The killings were so notorious that they eventually gave rise to a state law that heightened potential terms for teenagers accused of murder. It was called the Copney-Grant law, after the two victims. “Even if I’m doing good now, I know the case is always going to stick to me,” says Dunn.

Looking back, he believes he first sensed the glimmer of a better life when he confronted a possible life sentence on the adult murder charge. “I started to get scared that my life was done,” he says.

Later, while he was still serving time, a close friend was fatally shot in the head in a gang attack outside the housing complex where Dunn grew up. Other friends had died in gang violence, but this time Dunn realized it could easily have been him.

He had already begun some Bible studies. He says he started thinking more intensely about right and wrong – what his grandmother wanted to instill in him: “Should I go out and affect someone else’s life … by acting the fool, or should I contribute to someone else being happy?”

Yet Dunn’s turnaround took time. He escaped twice while in custody after the shootings. Even now, though married with three children, he resents his gun sentence as unfair and draconian by contrast with typical terms for the crime.

Dunn left state custody in January 1996 as a free man for the first time in almost five years. The next year, he landed his first regular job as a file clerk at a sympathetic black law firm willing to take a chance on the earnest-seeming young black man. Four years ago, he started work at Baker House, which is overseen by Pentecostal minister and social activist Rev. Eugene Rivers.

Rivers had advised Bush on how to mobilize religious groups. Now, the White House asked him for someone to personify its anti-gang program, according to Gordon Johndroe, a spokesman for Mrs. Bush. The minister suggested Dunn.

“The point was to use Mr. Dunn as an example to help kids not fall into a life of crime. Not only has he turned his life around, but he’s helping other people turn their life around,” Johndroe says.
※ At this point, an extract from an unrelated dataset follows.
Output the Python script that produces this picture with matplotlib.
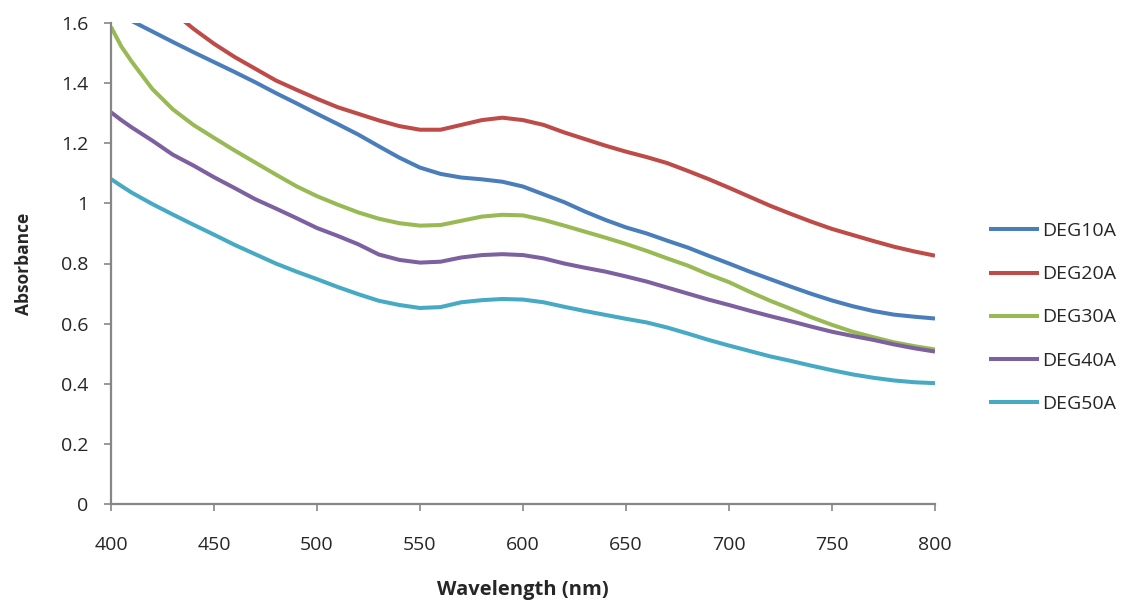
import matplotlib
matplotlib.use("Agg")
import matplotlib.pyplot as plt

wavelength = [400, 405, 410, 420, 430, 440, 450, 460, 470, 480, 490, 500, 510, 520, 530,
              540, 550, 560, 570, 580, 590, 600, 610, 620, 630, 640, 650, 660,
              670, 680, 690, 700, 710, 720, 730, 740, 750, 760, 770, 780, 790, 800]

deg10a = [1.640, 1.623, 1.607, 1.572, 1.537, 1.503, 1.470, 1.437, 1.403, 1.367, 1.333, 1.298, 1.264, 1.229, 1.190,
          1.152, 1.119, 1.098, 1.086, 1.080, 1.072, 1.056, 1.030, 1.004, 0.973, 0.945, 0.920, 0.900,
          0.876, 0.853, 0.826, 0.800, 0.773, 0.748, 0.723, 0.699, 0.677, 0.658, 0.642, 0.630, 0.623, 0.617]
deg20a = [1.850, 1.810, 1.770, 1.700, 1.637, 1.581, 1.531, 1.487, 1.448, 1.409, 1.378, 1.348, 1.320, 1.298, 1.276,
          1.257, 1.245, 1.245, 1.261, 1.277, 1.285, 1.277, 1.261, 1.236, 1.214, 1.192, 1.172, 1.154,
          1.134, 1.108, 1.081, 1.052, 1.022, 0.992, 0.965, 0.939, 0.915, 0.895, 0.875, 0.856, 0.840, 0.826]
deg30a = [1.587, 1.522, 1.472, 1.381, 1.313, 1.261, 1.218, 1.176, 1.136, 1.096, 1.057, 1.024, 0.996, 0.970, 0.949,
          0.934, 0.926, 0.928, 0.942, 0.956, 0.962, 0.960, 0.945, 0.926, 0.906, 0.886, 0.865, 0.842,
          0.817, 0.793, 0.764, 0.738, 0.706, 0.676, 0.649, 0.621, 0.596, 0.573, 0.555, 0.538, 0.525, 0.514]
deg40a = [1.303, 1.277, 1.253, 1.209, 1.162, 1.126, 1.087, 1.051, 1.014, 0.983, 0.951, 0.918, 0.892, 0.864, 0.830,
          0.812, 0.803, 0.806, 0.820, 0.828, 0.831, 0.828, 0.817, 0.800, 0.786, 0.773, 0.757, 0.740,
          0.720, 0.700, 0.680, 0.662, 0.643, 0.625, 0.608, 0.590, 0.573, 0.559, 0.546, 0.531, 0.518, 0.507]
deg50a = [1.081, 1.058, 1.036, 0.998, 0.963, 0.929, 0.896, 0.862, 0.831, 0.800, 0.773, 0.748, 0.722, 0.698, 0.676,
          0.662, 0.652, 0.655, 0.671, 0.678, 0.682, 0.680, 0.671, 0.656, 0.642, 0.629, 0.616, 0.604,
          0.587, 0.567, 0.546, 0.527, 0.509, 0.491, 0.476, 0.460, 0.445, 0.431, 0.420, 0.411, 0.405, 0.402]

series_names = ["DEG10A", "DEG20A", "DEG30A", "DEG40A", "DEG50A"]
series_values = [deg10a, deg20a, deg30a, deg40a, deg50a]
colors = ["#4A7EBB", "#BE4B48", "#98B954", "#7D60A0", "#46AAC5"]

x_ticks = [400, 450, 500, 550, 600, 650, 700, 750, 800]
y_ticks = [0, 0.2, 0.4, 0.6, 0.8, 1.0, 1.2, 1.4, 1.6]
y_tick_labels = ["0", "0.2", "0.4", "0.6", "0.8", "1", "1.2", "1.4", "1.6"]

plt.rcParams["font.family"] = ["Open Sans", "DejaVu Sans"]

W, H = 1136, 607
fig = plt.figure(figsize=(W / 100, H / 100), dpi=100)
ax = fig.add_axes([111 / W, 1 - 504 / H, (935 - 111) / W, (504 - 23) / H])

for name, vals, c in zip(series_names, series_values, colors):
    ax.plot(wavelength, vals, color=c, lw=2.9, label=name,
            solid_capstyle="butt", solid_joinstyle="round")

ax.set_xlim(400, 800)
ax.set_ylim(0, 1.6)
ax.set_xticks(x_ticks)
ax.set_yticks(y_ticks)
ax.set_yticklabels(y_tick_labels)

grey = "#868686"
txt = "#262626"
for s in ["top", "right"]:
    ax.spines[s].set_visible(False)
for s in ["left", "bottom"]:
    ax.spines[s].set_color(grey)
    ax.spines[s].set_linewidth(1.6)
ax.tick_params(axis="both", direction="out", length=5, width=1.2, color=grey,
               labelsize=14, labelcolor=txt)
ax.tick_params(axis="x", pad=18)
ax.tick_params(axis="y", pad=11.5)

ax.set_xlabel("Wavelength (nm)", fontsize=14.5, fontweight="bold", color=txt, labelpad=18)
ax.set_ylabel("Absorbance", fontsize=12.5, fontweight="bold", color=txt, labelpad=10)
ax.xaxis.set_label_coords(0.5, -(590 - 504) / (504 - 23), transform=ax.transAxes)
ax.xaxis.label.set_va("center")
ax.yaxis.set_label_coords(-(111 - 24) / (935 - 111), 0.5, transform=ax.transAxes)
ax.yaxis.label.set_va("center")

leg = fig.legend(loc="upper left", bbox_to_anchor=(981 / W, 1 - 214.5 / H),
                 frameon=False, fontsize=14, handlelength=2.6, handletextpad=0.15,
                 labelspacing=1.29, borderaxespad=0)
for t in leg.get_texts():
    t.set_color(txt)

fig.savefig("out.png", dpi=100, facecolor="white")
Indeed, says Dunn: “What guy in the hood gets a chance to grow up and meet the president and first lady?”

However, the Boston Herald and talk radio were soon railing over the elevation of someone known for his connection to such an infamous crime. The dead boys’ families fumed.

“That was a slap on the face to every victim on the planet,” says Deborah Hall-Grant, mother of the older victim of the double murder, Korey Grant.

Compounding their sense of insult, just one of the two mothers was informed of Dunn’s honor – and only by a letter delivered the day of the speech, they say. Johndroe says the White House was assured by its local contacts that the victims’ families would not be upset. Rivers did not respond to requests for comment from The Associated Press.

Former Massachusetts Gov. Mike Dukakis detected an irony in the president’s princely treatment of Dunn.

Dukakis was hurt in his failed presidential run against Bush’s father by ads about Willie Horton, a murderer who committed a rape while on prison furlough. Pointing to dozens of executions allowed during the current president’s tenure as Texas governor, Dukakis says, “If he or his wife or whatever are prepared to recognize the fact that people who commit crimes are able to come back and do positive things, then I commend him.”

Melvin Minard, 26, who was mentored by Dunn and now works at Baker House, says the former gang member strikes a special rapport with street kids: “He knows exactly where they’re coming from.”

Clearly, Dunn has come a long way – but perhaps not all the way. He says he’s still tempted by old instincts sometimes when he sees others living in high style. He has stayed friends with his two gang brothers involved in the shooting. And he has never apologized to the dead boys’ families.

“There’s nothing I can say to anybody that would mean anything. All I can do is say, “I’m sorry you lost your son’s life’ – but I didn’t take it,” he says.

Instead of pursuing this reconciliation with his past, he’s trying to build positive support networks for young people today.

He also daydreams about his future – possibly a career in real estate or a startup business that creates urban jobs. Maybe he’ll move his family to the suburbs, send his children to private school.

But he says he’d never move too far from the old neighborhood. After all the changes, it’s still at the center of his world.